Written request:
All of the lines below are to be printed again exactly; images are excluded from the output.

[Begin Provided material]

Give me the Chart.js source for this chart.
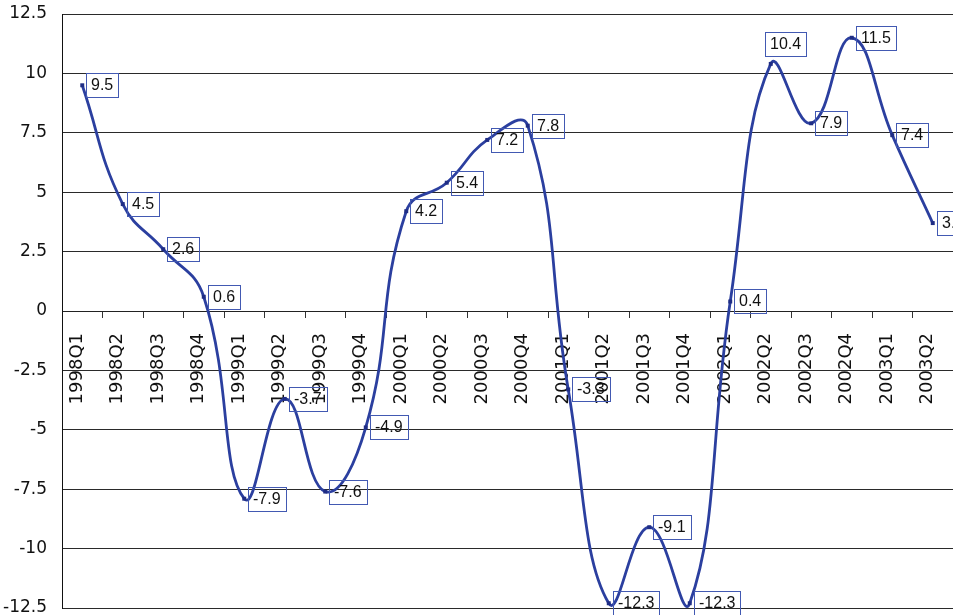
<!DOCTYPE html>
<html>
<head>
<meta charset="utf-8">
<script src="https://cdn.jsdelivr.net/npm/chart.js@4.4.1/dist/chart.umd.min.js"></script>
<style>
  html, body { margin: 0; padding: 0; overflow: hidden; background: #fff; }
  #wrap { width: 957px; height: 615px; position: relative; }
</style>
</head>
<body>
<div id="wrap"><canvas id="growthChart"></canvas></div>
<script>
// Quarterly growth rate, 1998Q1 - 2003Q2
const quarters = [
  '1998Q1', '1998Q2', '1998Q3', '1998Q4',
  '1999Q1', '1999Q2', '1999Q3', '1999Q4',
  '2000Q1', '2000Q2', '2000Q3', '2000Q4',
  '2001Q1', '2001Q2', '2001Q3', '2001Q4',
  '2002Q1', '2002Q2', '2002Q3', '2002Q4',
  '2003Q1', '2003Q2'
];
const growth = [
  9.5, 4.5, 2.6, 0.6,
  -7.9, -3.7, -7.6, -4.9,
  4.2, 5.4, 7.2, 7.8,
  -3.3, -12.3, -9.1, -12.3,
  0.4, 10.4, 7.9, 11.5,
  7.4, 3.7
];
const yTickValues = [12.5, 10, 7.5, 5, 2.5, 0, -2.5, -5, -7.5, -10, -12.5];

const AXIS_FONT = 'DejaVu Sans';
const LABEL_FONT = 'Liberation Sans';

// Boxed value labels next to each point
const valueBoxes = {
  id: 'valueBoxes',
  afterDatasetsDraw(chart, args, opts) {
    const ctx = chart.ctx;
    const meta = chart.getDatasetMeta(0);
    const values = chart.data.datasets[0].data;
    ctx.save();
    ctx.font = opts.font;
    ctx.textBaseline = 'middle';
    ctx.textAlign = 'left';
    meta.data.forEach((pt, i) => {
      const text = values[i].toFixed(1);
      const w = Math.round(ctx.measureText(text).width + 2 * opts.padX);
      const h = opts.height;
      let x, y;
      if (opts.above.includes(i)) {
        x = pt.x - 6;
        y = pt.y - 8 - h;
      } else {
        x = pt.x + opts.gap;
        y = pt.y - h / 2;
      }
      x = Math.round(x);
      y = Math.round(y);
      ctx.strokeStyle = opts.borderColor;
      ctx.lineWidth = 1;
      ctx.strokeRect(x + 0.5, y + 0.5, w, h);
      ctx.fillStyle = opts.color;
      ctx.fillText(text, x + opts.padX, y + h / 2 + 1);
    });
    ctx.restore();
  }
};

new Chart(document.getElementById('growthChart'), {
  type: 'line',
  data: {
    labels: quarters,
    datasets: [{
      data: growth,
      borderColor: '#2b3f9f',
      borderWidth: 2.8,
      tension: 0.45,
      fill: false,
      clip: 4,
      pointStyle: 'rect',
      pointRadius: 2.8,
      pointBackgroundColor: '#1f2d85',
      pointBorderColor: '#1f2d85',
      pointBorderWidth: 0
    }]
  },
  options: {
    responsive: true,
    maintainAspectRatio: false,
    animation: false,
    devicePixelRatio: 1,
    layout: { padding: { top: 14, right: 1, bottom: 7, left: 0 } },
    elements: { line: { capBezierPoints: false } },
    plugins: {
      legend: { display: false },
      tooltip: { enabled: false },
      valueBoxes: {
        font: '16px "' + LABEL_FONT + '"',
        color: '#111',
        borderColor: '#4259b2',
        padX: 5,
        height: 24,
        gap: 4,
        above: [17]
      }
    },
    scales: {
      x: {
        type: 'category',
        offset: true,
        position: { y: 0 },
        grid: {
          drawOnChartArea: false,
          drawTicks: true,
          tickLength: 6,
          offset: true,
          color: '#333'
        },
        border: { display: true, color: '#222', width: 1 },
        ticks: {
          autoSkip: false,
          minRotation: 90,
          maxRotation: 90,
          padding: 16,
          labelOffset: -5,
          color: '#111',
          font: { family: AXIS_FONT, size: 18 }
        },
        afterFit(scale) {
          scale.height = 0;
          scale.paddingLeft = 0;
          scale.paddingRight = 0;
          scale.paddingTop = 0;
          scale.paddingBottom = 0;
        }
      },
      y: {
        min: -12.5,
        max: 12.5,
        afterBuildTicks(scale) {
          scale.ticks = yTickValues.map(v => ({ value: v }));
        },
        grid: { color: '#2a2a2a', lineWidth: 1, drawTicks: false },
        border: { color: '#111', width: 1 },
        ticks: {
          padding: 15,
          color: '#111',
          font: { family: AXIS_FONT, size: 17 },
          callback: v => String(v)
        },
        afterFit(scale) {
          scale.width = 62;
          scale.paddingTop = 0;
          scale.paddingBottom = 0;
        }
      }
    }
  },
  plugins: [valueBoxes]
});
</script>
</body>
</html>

[End Provided material]

Answer to this task:
Give me the Chart.js source for this chart.
<!DOCTYPE html>
<html>
<head>
<meta charset="utf-8">
<script src="https://cdn.jsdelivr.net/npm/chart.js@4.4.1/dist/chart.umd.min.js"></script>
<style>
  html, body { margin: 0; padding: 0; overflow: hidden; background: #fff; }
  #wrap { width: 957px; height: 615px; position: relative; }
</style>
</head>
<body>
<div id="wrap"><canvas id="growthChart"></canvas></div>
<script>
// Quarterly growth rate, 1998Q1 - 2003Q2
const quarters = [
  '1998Q1', '1998Q2', '1998Q3', '1998Q4',
  '1999Q1', '1999Q2', '1999Q3', '1999Q4',
  '2000Q1', '2000Q2', '2000Q3', '2000Q4',
  '2001Q1', '2001Q2', '2001Q3', '2001Q4',
  '2002Q1', '2002Q2', '2002Q3', '2002Q4',
  '2003Q1', '2003Q2'
];
const growth = [
  9.5, 4.5, 2.6, 0.6,
  -7.9, -3.7, -7.6, -4.9,
  4.2, 5.4, 7.2, 7.8,
  -3.3, -12.3, -9.1, -12.3,
  0.4, 10.4, 7.9, 11.5,
  7.4, 3.7
];
const yTickValues = [12.5, 10, 7.5, 5, 2.5, 0, -2.5, -5, -7.5, -10, -12.5];

const AXIS_FONT = 'DejaVu Sans';
const LABEL_FONT = 'Liberation Sans';

// Boxed value labels next to each point
const valueBoxes = {
  id: 'valueBoxes',
  afterDatasetsDraw(chart, args, opts) {
    const ctx = chart.ctx;
    const meta = chart.getDatasetMeta(0);
    const values = chart.data.datasets[0].data;
    ctx.save();
    ctx.font = opts.font;
    ctx.textBaseline = 'middle';
    ctx.textAlign = 'left';
    meta.data.forEach((pt, i) => {
      const text = values[i].toFixed(1);
      const w = Math.round(ctx.measureText(text).width + 2 * opts.padX);
      const h = opts.height;
      let x, y;
      if (opts.above.includes(i)) {
        x = pt.x - 6;
        y = pt.y - 8 - h;
      } else {
        x = pt.x + opts.gap;
        y = pt.y - h / 2;
      }
      x = Math.round(x);
      y = Math.round(y);
      ctx.strokeStyle = opts.borderColor;
      ctx.lineWidth = 1;
      ctx.strokeRect(x + 0.5, y + 0.5, w, h);
      ctx.fillStyle = opts.color;
      ctx.fillText(text, x + opts.padX, y + h / 2 + 1);
    });
    ctx.restore();
  }
};

new Chart(document.getElementById('growthChart'), {
  type: 'line',
  data: {
    labels: quarters,
    datasets: [{
      data: growth,
      borderColor: '#2b3f9f',
      borderWidth: 2.8,
      tension: 0.45,
      fill: false,
      clip: 4,
      pointStyle: 'rect',
      pointRadius: 2.8,
      pointBackgroundColor: '#1f2d85',
      pointBorderColor: '#1f2d85',
      pointBorderWidth: 0
    }]
  },
  options: {
    responsive: true,
    maintainAspectRatio: false,
    animation: false,
    devicePixelRatio: 1,
    layout: { padding: { top: 14, right: 1, bottom: 7, left: 0 } },
    elements: { line: { capBezierPoints: false } },
    plugins: {
      legend: { display: false },
      tooltip: { enabled: false },
      valueBoxes: {
        font: '16px "' + LABEL_FONT + '"',
        color: '#111',
        borderColor: '#4259b2',
        padX: 5,
        height: 24,
        gap: 4,
        above: [17]
      }
    },
    scales: {
      x: {
        type: 'category',
        offset: true,
        position: { y: 0 },
        grid: {
          drawOnChartArea: false,
          drawTicks: true,
          tickLength: 6,
          offset: true,
          color: '#333'
        },
        border: { display: true, color: '#222', width: 1 },
        ticks: {
          autoSkip: false,
          minRotation: 90,
          maxRotation: 90,
          padding: 16,
          labelOffset: -5,
          color: '#111',
          font: { family: AXIS_FONT, size: 18 }
        },
        afterFit(scale) {
          scale.height = 0;
          scale.paddingLeft = 0;
          scale.paddingRight = 0;
          scale.paddingTop = 0;
          scale.paddingBottom = 0;
        }
      },
      y: {
        min: -12.5,
        max: 12.5,
        afterBuildTicks(scale) {
          scale.ticks = yTickValues.map(v => ({ value: v }));
        },
        grid: { color: '#2a2a2a', lineWidth: 1, drawTicks: false },
        border: { color: '#111', width: 1 },
        ticks: {
          padding: 15,
          color: '#111',
          font: { family: AXIS_FONT, size: 17 },
          callback: v => String(v)
        },
        afterFit(scale) {
          scale.width = 62;
          scale.paddingTop = 0;
          scale.paddingBottom = 0;
        }
      }
    }
  },
  plugins: [valueBoxes]
});
</script>
</body>
</html>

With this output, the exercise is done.